Sure. A little bit more. We did two small acquisitions I suppose what you would characterize as tuck-in acquisitions, that are pretty different. One; that we refer to specifically in the headset or in the shareholder letter was related to enhancing our software capabilities in the speaker protection space. So we had the opportunity to acquire a team that has some technology that's already in the market that is well regarded among a number of different customers. So a little bit different approach then what we've had internally at Cirrus. And once we met the team and realized really how capable the people involved are and how mature the technology they already had was, we were very excited about getting them on board. And since we're a few months in, but they are getting along and working very, very closely with the existing team within Cirrus, and I think that's moved us forward pretty well. The other one is a little further out on the time horizon.
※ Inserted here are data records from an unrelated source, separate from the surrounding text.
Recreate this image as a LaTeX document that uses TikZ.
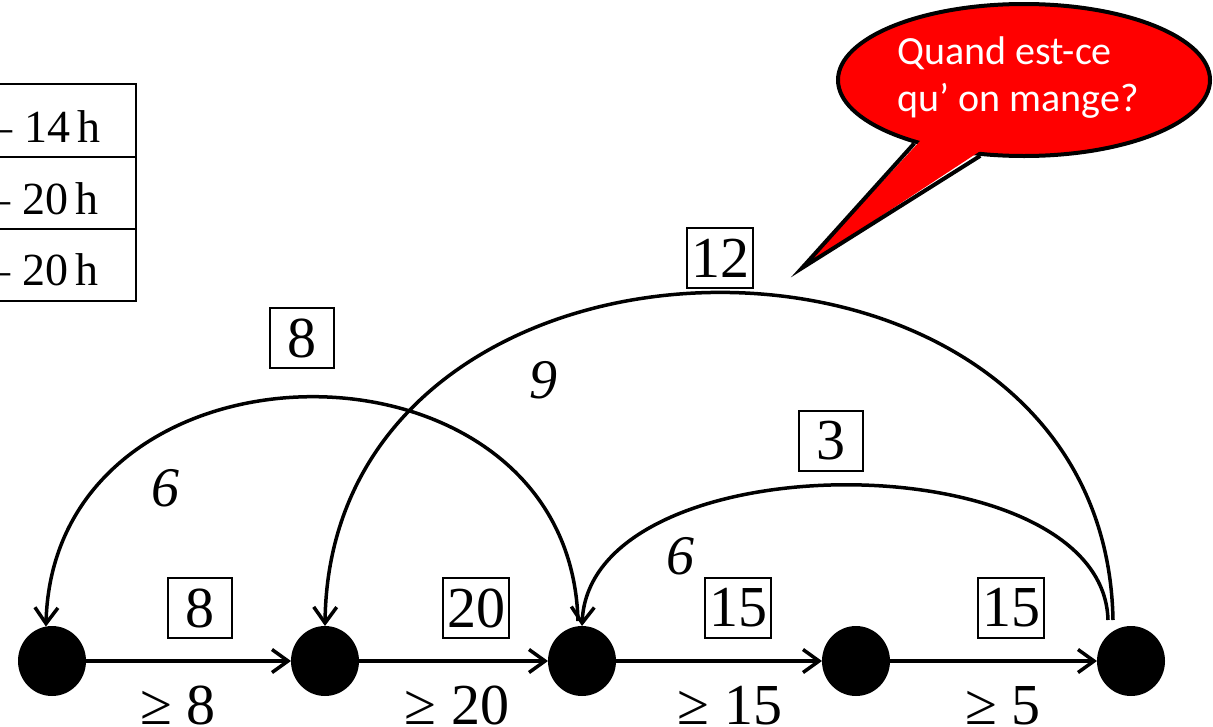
\documentclass[tikz,border=0pt]{standalone}
\usepackage{fontspec}
\setmainfont{Liberation Serif}
\newfontfamily\bubblefont{Carlito}
\usetikzlibrary{arrows.meta,shapes.geometric,calc}
\begin{document}
\begin{tikzpicture}[x=1pt,y=-1pt,
  vertex/.style={ellipse, fill=black, minimum width=68pt, minimum height=70pt, inner sep=0pt, outer sep=0pt},
  boxlabel/.style={draw, line width=1.5pt, minimum width=64pt, minimum height=60pt, inner sep=4pt, font=\fontsize{58}{60}\selectfont},
  wlabel/.style={font=\fontsize{56}{60}\selectfont\itshape, inner sep=0pt},
  cons/.style={font=\fontsize{58}{60}\selectfont, inner sep=0pt, anchor=base},
  tabtext/.style={font=\fontsize{46}{50}\selectfont, inner sep=0pt, anchor=base east},
  tip/.style={-{Straight Barb[length=16pt,width=23pt,line width=3.5pt]}},
  edge/.style={line width=3.5pt, tip},
  arcedge/.style={line width=3.5pt, tip},
  tabline/.style={line width=2pt}
]
\useasboundingbox (0,0) rectangle (1213,726);

% table (cut at left edge)
\draw[tabline] (-5,84) -- (136,84) -- (136,301) -- (-5,301);
\draw[tabline] (-5,157) -- (136,157);
\draw[tabline] (-5,229) -- (136,229);
\node[tabtext] (t1) at (101,142) {– 14\,h};
\node[tabtext] (t2) at (99,214) {– 20\,h};
\node[tabtext] (t3) at (99,285) {– 20\,h};

% vertices
\node[vertex] (n1) at (52,661) {};
\node[vertex] (n2) at (325,661) {};
\node[vertex] (n3) at (582,661) {};
\node[vertex] (n4) at (856,661) {};
\node[vertex] (n5) at (1131,661) {};

% start points of the curves above vertices 3 and 5
\coordinate (s3) at ($(n3.center)+(-4,-40)$);
\coordinate (s5b) at ($(n5.center)+(-18,-41)$);
\coordinate (s5c) at ($(n5.center)+(-23,-41)$);

% straight edges
\draw[edge] (n1) -- (n2);
\draw[edge] (n2) -- (n3);
\draw[edge] (n3) -- (n4);
\draw[edge] (n4) -- (n5);

% curved edges
\draw[arcedge] (s3) .. controls +(-8,-300) and +(8,-304) .. (n1.100);
\draw[arcedge] (s5b) .. controls +(-8,-440) and +(5,-440) .. (n2.north);
\draw[arcedge] (s5c) .. controls +(-5,-180) and +(8,-187) .. (n3.north);

% boxed labels
\node[boxlabel] (b1) at (200,608) {8};
\node[boxlabel] (b2) at (476,608) {20};
\node[boxlabel] (b3) at (738,608) {15};
\node[boxlabel] (b4) at (1011,608) {15};
\node[boxlabel] (b5) at (302,338) {8};
\node[boxlabel] (b6) at (720,258) {12};
\node[boxlabel] (b7) at (831,441) {3};

% italic weights
\node[wlabel] (w1) at (165,488) {6};
\node[wlabel] (w2) at (543,380) {9};
\node[wlabel] (w3) at (680,556) {6};

% constraints below
\node[cons] (c1) at (178,724) {≥ 8};
\node[cons] (c2) at (457,724) {≥ 20};
\node[cons] (c3) at (730,724) {≥ 15};
\node[cons] (c4) at (1003,724) {≥ 5};

% speech bubble
\node[ellipse, fill=red, draw=black, line width=4pt, minimum width=372pt, minimum height=152pt, inner sep=0pt] (bubble) at (1024,80) {};
\coordinate (tip) at (802,268);
\fill[red] ($(bubble.210)!9pt!(bubble.center)$) -- (tip) -- ($(bubble.240)!9pt!(bubble.center)$) -- cycle;
\draw[line width=4pt, line join=miter] (bubble.210) -- (tip) -- (bubble.240);
\node[text=white, align=left, inner sep=0pt, font=\bubblefont\fontsize{40}{47}\selectfont] (bubbletext) at (1018,78) {Quand est-ce\\qu’ on mange?};
\end{tikzpicture}
\end{document}
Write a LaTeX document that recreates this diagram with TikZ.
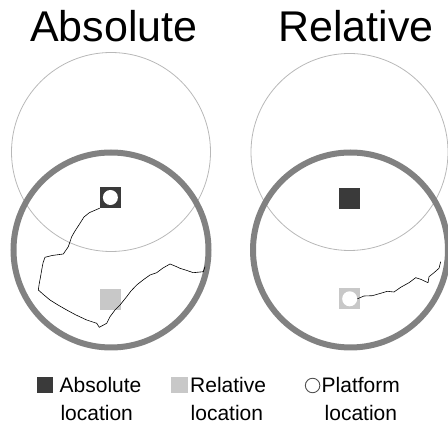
\documentclass[tikz,border=0pt]{standalone}
\usepackage{fontspec}
\setmainfont{Liberation Sans}
\definecolor{darksq}{HTML}{3A3A3A}
\definecolor{lightsq}{HTML}{C8C8C8}
\definecolor{thickring}{HTML}{818181}
\definecolor{thinring}{HTML}{B8B8B8}
\definecolor{platring}{HTML}{505050}
\tikzset{
  thinc/.style={draw=thinring, line width=0.8pt},
  thickc/.style={draw=thickring, line width=6pt},
  abssq/.style={fill=darksq, draw=none, minimum size=21pt, inner sep=0pt},
  relsq/.style={fill=lightsq, draw=none, minimum size=21pt, inner sep=0pt},
  platdot/.style={circle, fill=white, draw=none, minimum size=15pt, inner sep=0pt},
  traj/.style={draw=black, line width=0.6pt, line join=round},
  title/.style={font=\fontsize{43}{50}\selectfont, anchor=base west, inner sep=0pt},
  legtext/.style={font=\fontsize{21}{25}\selectfont, anchor=base west, inner sep=0pt},
  legsq/.style={minimum size=16.5pt, inner sep=0pt, draw=none}
}
\begin{document}
\begin{tikzpicture}[x=1pt,y=-1pt]
\useasboundingbox (0,0) rectangle (448,427);
\clip (0,0) rectangle (448,427);
% titles
\node[title] (tabs) at (30,41.5) {Absolute};
\node[title] (trel) at (278,41.5) {Relative};
% left panel
\node[thinc, circle, minimum size=199pt, inner sep=0pt] (lthin) at (111,152) {};
\node[thickc, circle, minimum size=195pt, inner sep=0pt] (lthick) at (111,250) {};
\node[abssq] (labs) at (110.4,197.5) {};
\node[platdot] (lplat) at (110.4,197.5) {};
\node[relsq] (lrel) at (110.5,299.5) {};
\draw[traj] (labs.south west) -- (89.3,212.7) -- (84,217) -- (80,223.3) -- (75,231) -- (71.7,236.7)
  -- (68.3,246.7) -- (63.3,254) -- (52,255.5) -- (45,257.3) -- (43,263) -- (41.7,270)
  -- (40.5,277) -- (39.3,283.3) -- (38.3,290) -- (44,295) -- (50,300) -- (58,305)
  -- (66.7,310) -- (76,315) -- (86.7,320) -- (96.7,323.3) -- (99.3,327.3)
  -- (106.7,323.3) -- (110,316.7) -- (115,310) -- (120,305) -- (126.7,296.7)
  -- (131,291) -- (136.7,285) -- (143,280) -- (150,275) -- (156.7,272.7)
  -- (163,268) -- (170,264) -- (175,266) -- (180,268.3) -- (187,270.5)
  -- (193.3,272.7) -- (203.3,271.7) -- (205,266.7);
% right panel
\node[thinc, circle, minimum size=197pt, inner sep=0pt] (rthin) at (349.5,152) {};
\node[thickc, circle, minimum size=195pt, inner sep=0pt] (rthick) at (350.5,250) {};
\node[abssq] (rabs) at (349.8,198.5) {};
\node[relsq] (rrel) at (349.7,298.8) {};
\node[platdot] (rplat) at (349.7,298.8) {};
\draw[traj] (rplat.east) -- (364,296) -- (372.3,295.7) -- (380.7,293.3) -- (387.3,291.3)
  -- (394,292) -- (400.7,287.3) -- (409,282.7) -- (415.7,277.7) -- (420.7,279.3)
  -- (428,282.7) -- (429,276.7) -- (434,272.7) -- (439,268.3) -- (440.7,261.7);
% legend
\node[legsq, fill=darksq] (kabs) at (45.2,385) {};
\node[legtext] (kabs1) at (59.5,392.7) {Absolute};
\node[legtext] (kabs2) at (60.3,421) {location};
\node[legsq, fill=lightsq] (krel) at (179.3,385) {};
\node[legtext] (krel1) at (190,392.7) {Relative};
\node[legtext] (krel2) at (190.5,421) {location};
\node[circle, draw=platring, line width=0.9pt, minimum size=14.5pt, inner sep=0pt] (kplat) at (312.6,385.5) {};
\node[legtext] (kplat1) at (321.5,392.7) {Platform};
\node[legtext] (kplat2) at (324.5,421) {location};
\end{tikzpicture}
\end{document}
And so I'll be a little bit less specific about what we're working on there. But it's really more of a research effort that is targeted towards some of the biometrics that we could conceivably get involved with as far as voice is concerned, so identifying people simply by having access to their voice, rather than necessarily a recorded pass phrase or things of the sort. So that's not something to bake into any revenue models in the short-term, but it's something that felt like it's very squarely within our wheelhouse, and it's a pretty intriguing concept of things that we could with that down the road.
Thanks, Jason. That was the final question. End of Q&A
All right. Thank you. In summary, we are very pleased with our financial results for the second quarter, as sales of our 55-nanometer and 65-nanometer smart codecs and boosted amplifiers accelerated. Cirrus Logic's substantial investment in R&D, diverse product portfolio spanning the entire audio signal chain, and innovative strategic road map have positioned the company as an industry leader. We continue to be very excited about our outlook for growth in FY '16 and FY '17, as demand for our audio and voice products continues to gain momentum. I would also like to note we will be presenting at the NASDAQ conference in London on December 2 and the Barclays Conference in San Francisco on December 9. A live webcast of these events will be available at investor.cirrus.com. If you have any questions that were not addressed today, you can submit them to us via the Ask the CEO section of our investor website. I'd like to thank everyone for participating today. Good bye.
And this concludes today's conference call. You may now disconnect.